As I watched North Coast Repertory Theatre's The Honky Tonk Angels the other night, I was reminded of some of the shows at the defunct Theatre in Old Town--the glitzy, accessible, tourist-friendly revue- and cabaret-type pieces designed to keep San Diego's only for-profit venue afloat. Some of those entries were actually pretty watchable, like Too Old for the Chorus (But Not Too Old to Be a Star), a perky, tongue-in-cheek look at aging and ageism in our youth-obsessed culture. Angels busts the same moves, touts the same ambiance and seeks the same belly laughs from patrons in search of a little escapist fare. On that level, this San Diego premiere succeeds.
But, man, it has a hard time coming up for air. Only near the end, when the three principals have satisfied their wanderlust, does it quiet down and take stock of itself. Meantime, it's mired in its own bawdiness and flare, its feather-light story buried under crater-size smiles and childlike, screechy pleas for acceptance. This is North Coast's 26th season opener, after all; you are not leaving the theater, mister, unless and until you swear on a stack of Bibles you had fun--and we'll define the term.

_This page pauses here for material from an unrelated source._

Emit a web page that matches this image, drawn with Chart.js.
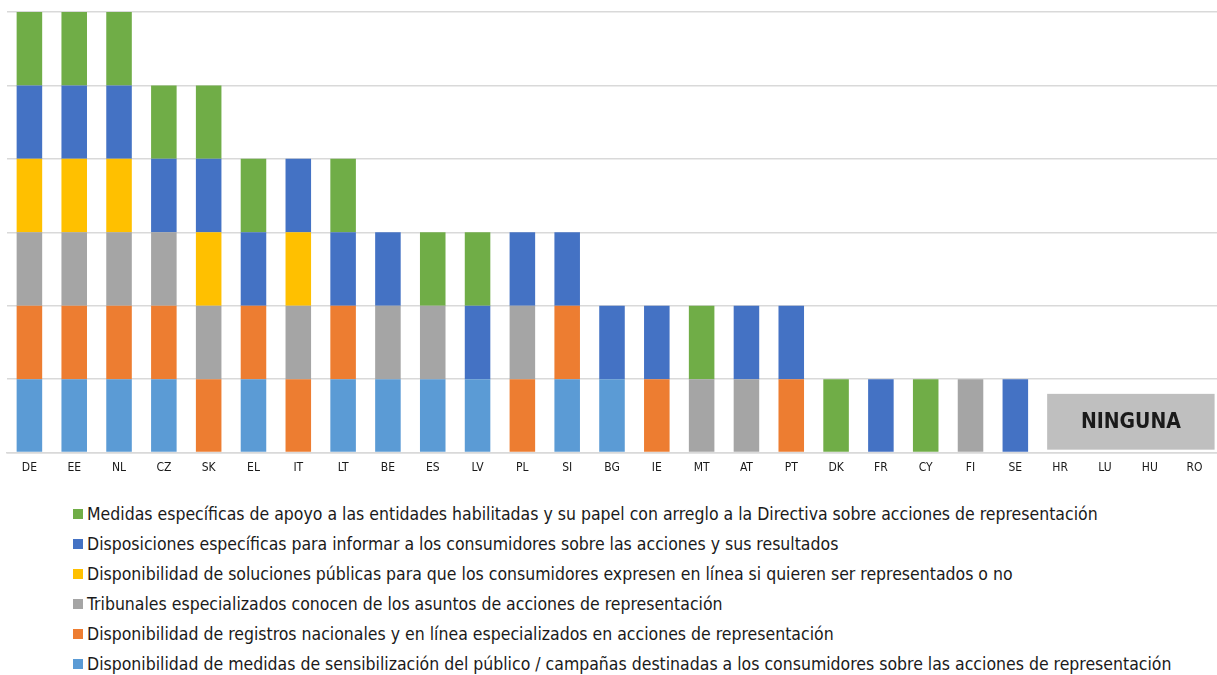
<!DOCTYPE html>
<html>
<head>
<meta charset="utf-8">
<script src="https://cdn.jsdelivr.net/npm/chart.js@4/dist/chart.umd.min.js"></script>
<style>
  body { margin: 0; background: #fff; }
  #wrap { position: relative; width: 1217px; height: 499px; }
  #legend ul { list-style: none; margin: 0; padding: 0 0 0 73px; }
  #legend li {
    display: flex; align-items: center; height: 30px;
    font-family: "DejaVu Sans Condensed", sans-serif;
    font-size: 17.5px; color: #1a1a1a; white-space: nowrap;
  }
  #legend .box { width: 10px; height: 10px; margin-right: 4px; flex: none; }
</style>
</head>
<body>
<div id="wrap"><canvas id="chart"></canvas></div>
<div id="legend"></div>
<script>
const countries = ['DE', 'EE', 'NL', 'CZ', 'SK', 'EL', 'IT', 'LT', 'BE', 'ES', 'LV', 'PL', 'SI',
    'BG', 'IE', 'MT', 'AT', 'PT', 'DK', 'FR', 'CY', 'FI', 'SE', 'HR', 'LU', 'HU', 'RO'];

const campaigns   = [1, 1, 1, 1, 0, 1, 0, 1, 1, 1, 1, 0, 1, 1, 0, 0, 0, 0, 0, 0, 0, 0, 0, 0, 0, 0, 0];
const registries  = [1, 1, 1, 1, 1, 1, 1, 1, 0, 0, 0, 1, 1, 0, 1, 0, 0, 1, 0, 0, 0, 0, 0, 0, 0, 0, 0];
const tribunals   = [1, 1, 1, 1, 1, 0, 1, 0, 1, 1, 0, 1, 0, 0, 0, 1, 1, 0, 0, 0, 0, 1, 0, 0, 0, 0, 0];
const optOnline   = [1, 1, 1, 0, 1, 0, 1, 0, 0, 0, 0, 0, 0, 0, 0, 0, 0, 0, 0, 0, 0, 0, 0, 0, 0, 0, 0];
const information = [1, 1, 1, 1, 1, 1, 1, 1, 1, 0, 1, 1, 1, 1, 1, 0, 1, 1, 0, 1, 0, 0, 1, 0, 0, 0, 0];
const support     = [1, 1, 1, 1, 1, 1, 0, 1, 0, 1, 1, 0, 0, 0, 0, 1, 0, 0, 1, 0, 1, 0, 0, 0, 0, 0, 0];

const labelCampaigns = 'Disponibilidad de medidas de sensibilización del público / campañas destinadas a los consumidores sobre las acciones de representación';
const labelRegistries = 'Disponibilidad de registros nacionales y en línea especializados en acciones de representación';
const labelTribunals = 'Tribunales especializados conocen de los asuntos de acciones de representación';
const labelOptOnline = 'Disponibilidad de soluciones públicas para que los consumidores expresen en línea si quieren ser representados o no';
const labelInformation = 'Disposiciones específicas para informar a los consumidores sobre las acciones y sus resultados';
const labelSupport = 'Medidas específicas de apoyo a las entidades habilitadas y su papel con arreglo a la Directiva sobre acciones de representación';

const noneFrom = 'HR';
const noneTo = 'RO';
const noneText = 'NINGUNA';

const fontFamily = '"DejaVu Sans Condensed", sans-serif';

// gray "NINGUNA" box over the countries without any measure
const noneBox = {
    id: 'noneBox',
    afterDatasetsDraw(chart) {
        const { ctx, scales: { x, y } } = chart;
        const left = x.getPixelForValue(countries.indexOf(noneFrom)) - 13;
        const right = x.getPixelForValue(countries.indexOf(noneTo)) + 20;
        const top = y.getPixelForValue(0.8);
        const bottom = y.getPixelForValue(0.04);
        ctx.save();
        ctx.fillStyle = '#bfbfbf';
        ctx.fillRect(left, top, right - left, bottom - top);
        ctx.fillStyle = '#1a1a1a';
        ctx.font = 'bold 21px ' + fontFamily;
        ctx.textAlign = 'center';
        ctx.textBaseline = 'middle';
        ctx.fillText(noneText, (left + right) / 2, (top + bottom) / 2 + 1);
        ctx.restore();
    }
};

// legend as an html list, newest series on top
const htmlLegend = {
    id: 'htmlLegend',
    afterUpdate(chart) {
        const ul = document.createElement('ul');
        const items = chart.options.plugins.legend.labels.generateLabels(chart).reverse();
        items.forEach(item => {
            const li = document.createElement('li');
            const box = document.createElement('span');
            box.className = 'box';
            box.style.background = item.fillStyle;
            const text = document.createElement('span');
            text.textContent = item.text;
            li.appendChild(box);
            li.appendChild(text);
            ul.appendChild(li);
        });
        const holder = document.getElementById('legend');
        holder.innerHTML = '';
        holder.appendChild(ul);
    }
};

const ctx = document.getElementById('chart').getContext('2d');
new Chart(ctx, {
    type: 'bar',
    data: {
        labels: countries,
        datasets: [
            { label: labelCampaigns, data: campaigns, backgroundColor: '#5b9bd5' },
            { label: labelRegistries, data: registries, backgroundColor: '#ed7d31' },
            { label: labelTribunals, data: tribunals, backgroundColor: '#a5a5a5' },
            { label: labelOptOnline, data: optOnline, backgroundColor: '#ffc000' },
            { label: labelInformation, data: information, backgroundColor: '#4472c4' },
            { label: labelSupport, data: support, backgroundColor: '#70ad47' }
        ]
    },
    options: {
        responsive: true,
        maintainAspectRatio: false,
        animation: false,
        datasets: {
            bar: { barPercentage: 0.57, categoryPercentage: 1 }
        },
        layout: {
            padding: { top: 12, left: 7, right: 0, bottom: 24 }
        },
        plugins: {
            legend: { display: false },
            tooltip: { enabled: false }
        },
        scales: {
            x: {
                stacked: true,
                grid: { display: false },
                border: { color: '#d9d9d9', width: 1.5 },
                ticks: {
                    color: '#1a1a1a',
                    padding: 0,
                    font: { family: fontFamily, size: 12 }
                }
            },
            y: {
                stacked: true,
                min: 0,
                max: 6,
                ticks: { display: false, stepSize: 1 },
                border: { display: false },
                grid: { color: '#d9d9d9', lineWidth: 1.5, drawTicks: false }
            }
        }
    },
    plugins: [noneBox, htmlLegend]
});
</script>
</body>
</html>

Either way, enough's enough. The story's too simple to sustain the antics, and the antics defeat their purpose amid their unrefinement. That doesn't make this the worst show in the history of the universe--but it might be one of the most ingratiating.
Playwright Ted Swindley's done some fair due diligence in conceptualizing his people--they're diverse in their walks of life as they seek to fulfill their lifelong dreams of country-western stardom. Angela (Kelli Maguire) is a bored-to-tears mother of six from rural Texas; Darlene (Jenni-Lynn McMillin), a sensitive young Virginia maiden, is overwhelmed by her curiosity about the outside world; and Sue Ellen (Merideth Kaye Clark) is an L.A. transplant saddled with a humdrum office job and an oversexed boss. The gals meet on a bus to Nashville, and fate takes it from there.
The music, as you've guessed, is the driver behind it all. There are 32 country pieces here, many of them standards like 'Stand By Your Man' and 'Rocky Top,' sung in decent harmony and mediocre solo. W. Brent Sawyer directs a good five-piece band; one member is the focus of a cute bit as he hints at his thing for Michael Jackson. But it's a mystery why Swindley sticks Pam Tillis' 'Queen of Denial' and The Kentucky Headhunters' 'Trashy Women' in this play at all. Those tunes are products of today's hip, branded country scene, eons removed from the ballad-laden, muh-dawg-died-'n'-lef'-me-awl-alone fare of the last generation. They're appropriate for the plot, but they sure don't fit the set.
I think that that misstep is a product of Swindley's overeagerness to please. He's so caught up in his music choices that he forgets to color them with much of a story. Surely, director David Ellenstein knows this, and he's wisely cut his artistic losses by simply going with the flow (either that or he just doesn't grasp the show's concept). Think Theatre in Old Town, and you'll probably get something out of this. At the same time, note that there's not a single patron inside the Nashville bar at which the girls strut their stuff. That might tell you something as well.
This review is based on the opening-night performance of Sept. 8. The Honky Tonk Angels runs through Oct. 7 at North Coast Repertory Theatre, 987-D Lomas Santa Fe Drive, Solana Beach. $25-$43. 858-481-1055.
One dollar--one voice
Nothing's been signed, nothing's been sealed and nothing's even close to delivery. But North Coast Repertory Theatre is betting something will materialize on all three counts--and in light of a sweet lease prospect, it's got a big-time consensus to back itself up.
The theater's board has voted 20-0 to withdraw from Solana Beach's Cedros Crossing construction project, which would have included two new North Coast venues at a multi-use complex near the city's Amtrak station. The company's new campus will be built instead at the Solana Beach Plaza, its present Lomas Santa Fe Drive location--and San Diego-based American Assets, the mall's owner, has made a verbal pact to lease the land to the theater at an astronomical $1 a year for 55 years.
'They did this because of their commitment to theater and the arts and a better community,' North Coast producing artistic director David Ellenstein said. 'And now, we can build three stories, because we can build down, as opposed to on top of a parking garage. That means we can have a bigger trap and fly [space]. Essentially, we're going to have a superior facility than what we might have had at Cedros.'
Ellenstein projected the cost for the new venues at between $12 million and $25 million.
American Assets owns approximately 8 million square feet of office, retail and industrial property throughout California, Texas, Illinois and Hawaii.